Mühlbauer, der die Hutmanufaktur mit Schwester Marlies in vierter Generation weiterführt, fühlt sich „überhaupt nicht als Kind der 68er, schon eher als Kind der 80er“. Trotzdem würde er sich zumindest als „samtenen Revolutionär“ bezeichnen, der eine latente „Dauerrebellion“ in sich spürt, die er bei jüngeren Menschen vermisst. „Wenn ich mit Studenten der Angewandten rede, dann schauen zwar manche wild aus, dabei sind die so brav und trauen sich nichts zu sagen“, sagt er. Er habe seine Politikverdrossenheit zumindest verbalisiert. Dass ohne das Jahr 1968 heute vieles anders wäre, glaubt er aber nicht, auch die viel gepriesene „sexuelle Freiheit“ sagt ihm nichts. Mit dem Jahr 1968 setzt er sich dennoch auseinander, wenn auch eher in persönlicher Hinsicht. „Ich habe das Gefühl, es wäre opportun, sich langsam von der Jugend zu verabschieden.“

While I can dream, please let me dream.“ Sein Geburtsjahr verbindet der Gesundheits- und klinische Psychologe Alexander Gappmaier auch mit Elvis Presley. Wegen dessen Song „If I Can Dream“, 1968 geschrieben und an Martin Luther Kings große Rede („I Have a Dream“) angelehnt. Vielleicht, weil Träume für ihn als Psychologen eine besondere Bedeutung haben. Vielleicht, weil Gappmaier die Relevanz des Jahres erstmals bewusst wurde, als er in der Volksschule von den Rassenproblemen in den USA erfuhr.

Martin Luther King, „der Name war für mich so bekannt wie die Freiheitsstatue“, sagt Gappmaier heute.
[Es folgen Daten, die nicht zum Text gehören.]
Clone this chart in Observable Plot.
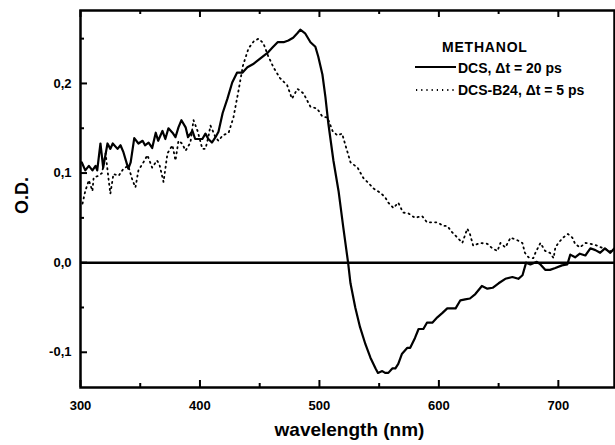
<!DOCTYPE html>
<html>
<head>
<meta charset="utf-8">
<script src="https://cdn.jsdelivr.net/npm/d3@7"></script>
<script src="https://cdn.jsdelivr.net/npm/@observablehq/plot@0.6"></script>
<style>
  html, body { margin: 0; padding: 0; background: #fff; }
  #wrap { position: relative; width: 615px; height: 445px; overflow: hidden; }
  #legend { position: absolute; left: 0; top: 0; pointer-events: none; }
  #legend text { font-family: "Liberation Sans", Arial, sans-serif; font-weight: bold; font-size: 14px; fill: #000; }
</style>
</head>
<body>
<div id="wrap"></div>
<script>
// DCS in methanol, Δt = 20 ps (solid)
const dcsWavelength = [301,304,307,310,312.6,314,316.7,319,322.6,325,327,331,333.5,336,340,342,345,348.5,352,354,357,360,363,365,368.6,371,373.6,377,379.5,382,384.5,388,390,393.7,396,399,402,404.6,407,410,413,415.5,419,423,427,431,435.5,439.7,445,450.6,456.5,460.7,465,470,474,478,481.5,484,488,492.5,496.6,499,502.5,505,507.5,511.7,516,520,524,526,530,534,538.5,542.7,547,549,552.6,555,557.7,561,563.6,566,569,573.6,576,580,583,587,590,594.5,598.7,603,607,611,614,618,622,626,630.5,636,640.6,645,650,655.6,661.5,666.5,670,673,676.6,682,685,689,693,697.5,703,707.5,710,714,718,722.6,726.8,731,735,739,743.5,747];
const dcsOD = [0.112,0.103,0.108,0.103,0.108,0.103,0.133,0.106,0.133,0.127,0.133,0.127,0.131,0.123,0.105,0.112,0.139,0.133,0.136,0.131,0.134,0.128,0.145,0.136,0.147,0.138,0.150,0.145,0.140,0.151,0.159,0.151,0.140,0.147,0.138,0.138,0.138,0.144,0.138,0.134,0.140,0.146,0.167,0.183,0.201,0.212,0.212,0.218,0.222,0.228,0.234,0.240,0.246,0.246,0.248,0.251,0.256,0.260,0.256,0.246,0.241,0.230,0.210,0.185,0.155,0.114,0.080,0.039,0.000,-0.023,-0.050,-0.072,-0.091,-0.106,-0.118,-0.123,-0.121,-0.123,-0.123,-0.118,-0.118,-0.113,-0.102,-0.095,-0.095,-0.084,-0.074,-0.074,-0.067,-0.067,-0.061,-0.056,-0.051,-0.051,-0.051,-0.042,-0.041,-0.040,-0.035,-0.026,-0.029,-0.028,-0.023,-0.018,-0.016,-0.018,-0.014,0.000,-0.002,0.001,-0.002,-0.008,-0.008,-0.006,-0.003,-0.002,0.009,0.006,0.010,0.008,0.016,0.014,0.011,0.016,0.011,0.016];

// DCS-B24 in methanol, Δt = 5 ps (dotted)
const b24Wavelength = [301.7,304,307,310,311,315,318,321,323.6,325,327.6,332,336,340,343.5,346,348.5,352.7,356,360,364,366,369.5,372.8,377,379.5,382,385,388,392,394.6,398,402,404.6,407,408.8,413,415.5,419,424,428,432,436,440.6,445,449,453,457,461.5,467,473,477,481.6,486.6,492.5,498,502.5,506.7,511,515,519,521.8,526,532,534,537,541,545,551,555,557.7,562,566,570,574.5,580,586,590,598.7,603.8,607,611,615.5,619.6,623.8,626,628.7,634.7,640.6,644.7,649,651.5,655.6,660,665.7,669.9,672,675,679,680.8,685,689,693,696,697.5,700,704,708,711.7,714,718,722.6,726.8,732.6,737.6,743.5];
const b24OD = [0.066,0.080,0.092,0.080,0.095,0.097,0.100,0.122,0.092,0.077,0.099,0.097,0.105,0.108,0.092,0.084,0.103,0.112,0.120,0.106,0.114,0.110,0.090,0.122,0.131,0.114,0.136,0.133,0.125,0.134,0.159,0.147,0.127,0.127,0.140,0.153,0.140,0.136,0.142,0.145,0.162,0.190,0.220,0.239,0.247,0.250,0.245,0.231,0.218,0.206,0.198,0.183,0.194,0.189,0.174,0.172,0.163,0.162,0.147,0.142,0.144,0.131,0.112,0.106,0.101,0.094,0.089,0.083,0.078,0.073,0.067,0.061,0.067,0.056,0.055,0.050,0.052,0.045,0.045,0.041,0.041,0.034,0.028,0.022,0.038,0.032,0.019,0.022,0.021,0.016,0.013,0.022,0.017,0.028,0.025,0.022,0.011,0.006,0.005,0.011,0.022,0.013,0.011,0.005,0.017,0.022,0.028,0.032,0.028,0.021,0.017,0.022,0.021,0.019,0.016,0.013];

const xMajorTicks = [300, 400, 500, 600, 700];
const xMinorTicks = [350, 450, 550, 650];
const yMajorTicks = [-0.1, 0.0, 0.1, 0.2];
const yMinorTicks = [-0.05, 0.05, 0.15, 0.25];
const xDomain = [300, 747];
const yDomain = [-0.1393, 0.2814];
const xLabel = "wavelength (nm)";
const yLabel = "O.D.";
const legendTitle = "METHANOL";
const seriesNames = ["DCS, \u0394t = 20 ps", "DCS-B24, \u0394t = 5 ps"];

const dcs = dcsWavelength.map((w, i) => ({w, od: dcsOD[i]}));
const b24 = b24Wavelength.map((w, i) => ({w, od: b24OD[i]}));
const fmtY = d => d3.format(".1f")(d).replace(".", ",").replace("\u2212", "-");

const W = 615, H = 445, mL = 80, mR = 1, mT = 10, mB = 58;
const plotW = W - mL - mR, plotH = H - mT - mB;
const majorLen = 7, minorLen = 4;
const dotted = "1.2,4";

const chart = Plot.plot({
  width: W,
  height: H,
  marginLeft: mL,
  marginRight: mR,
  marginTop: mT,
  marginBottom: mB,
  style: {fontFamily: "Liberation Sans, Arial, sans-serif", fontWeight: "bold", fontSize: "13px", color: "#000", background: "#fff"},
  x: {domain: xDomain},
  y: {domain: yDomain},
  marks: [
    Plot.ruleY([0], {stroke: "#000", strokeWidth: 2.5}),
    Plot.line(b24, {x: "w", y: "od", stroke: "#000", strokeWidth: 1.8, strokeDasharray: dotted}),
    Plot.line(dcs, {x: "w", y: "od", stroke: "#000", strokeWidth: 2.2}),
    Plot.frame({stroke: "#000", strokeWidth: 2.5}),
    // inward ticks (bottom, top, left)
    Plot.ruleX(xMajorTicks, {insetTop: plotH - majorLen, stroke: "#000", strokeWidth: 2}),
    Plot.ruleX(xMinorTicks, {insetTop: plotH - minorLen, stroke: "#000", strokeWidth: 2}),
    Plot.ruleX(xMajorTicks, {insetBottom: plotH - majorLen, stroke: "#000", strokeWidth: 2}),
    Plot.ruleX(xMinorTicks, {insetBottom: plotH - minorLen, stroke: "#000", strokeWidth: 2}),
    Plot.ruleY(yMajorTicks, {insetRight: plotW - majorLen, stroke: "#000", strokeWidth: 2}),
    Plot.ruleY(yMinorTicks, {insetRight: plotW - minorLen, stroke: "#000", strokeWidth: 2}),
    // tick labels
    Plot.axisX({ticks: xMajorTicks, anchor: "bottom", tickSize: 0, tickPadding: 13, label: null, tickFormat: d => String(d), fontSize: 13, fontWeight: "bold"}),
    Plot.axisY({ticks: yMajorTicks, anchor: "left", tickSize: 0, tickPadding: 9, label: null, tickFormat: fmtY, fontSize: 13, fontWeight: "bold"}),
    // axis titles
    Plot.text([xLabel], {frameAnchor: "bottom", dx: 2, dy: 48, fontSize: 19, fontWeight: "bold", fill: "#000"}),
    Plot.text([yLabel], {frameAnchor: "left", dx: -58, dy: 15, rotate: -90, fontSize: 18, fontWeight: "bold", fill: "#000"})
  ]
});

const wrap = document.getElementById("wrap");
wrap.appendChild(chart);

// legend (added over the plot area, top-right)
const NS = "http://www.w3.org/2000/svg";
const leg = document.createElementNS(NS, "svg");
leg.setAttribute("id", "legend");
leg.setAttribute("width", W);
leg.setAttribute("height", H);
function addText(x, y, s, extra) {
  const t = document.createElementNS(NS, "text");
  t.setAttribute("x", x); t.setAttribute("y", y);
  if (extra) t.setAttribute("letter-spacing", extra);
  t.textContent = s; leg.appendChild(t);
}
function addLine(x1, x2, y, dash) {
  const l = document.createElementNS(NS, "line");
  l.setAttribute("x1", x1); l.setAttribute("x2", x2);
  l.setAttribute("y1", y); l.setAttribute("y2", y);
  l.setAttribute("stroke", "#000"); l.setAttribute("stroke-width", dash ? 1.8 : 2);
  if (dash) l.setAttribute("stroke-dasharray", dash);
  leg.appendChild(l);
}
addText(442, 52, legendTitle, "0.8");
addLine(415, 456, 67, null);
addText(458, 73, seriesNames[0]);
addLine(416, 456, 90, dotted);
addText(458, 95, seriesNames[1]);
wrap.appendChild(leg);
</script>
</body>
</html>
Der 1968-bedingte Wertewandel habe großen Einfluss auf ihn gehabt. Seine Eltern – unverheiratet – „haben zwar von den Uni-Revolten wenig mitbekommen, wurden aber von den Gedanken klar geprägt“. Freigeist, Toleranz, das wurde dem Sohn vermittelt, obwohl er streng erzogen wurde. „Eine Hippie-Familie waren wir nicht. Meine Mutter ist nicht eingeraucht in der Wiese gesessen.“ Sondern hat sich in einer großen Speditionsfirma als einzige Frau nach oben gearbeitet. „Das wäre ohne 1968 sicher nicht möglich gewesen.“

Auch auf seinen Beruf wirke 1968 nach. So würde er „kreativ und flexibel“ auf seine Patienten zugehen, Therapieformen nach Bedarf variieren. Was bei Therapeuten, die älter oder jünger sind, eher unüblich sei. „Entweder man ist Verhaltenstherapeut oder Psychoanalytiker.“ Davon hält Gappmaier wenig. Vorgefertigtes anzuwenden liegt ihm nicht. Ein Kind der 68er eben.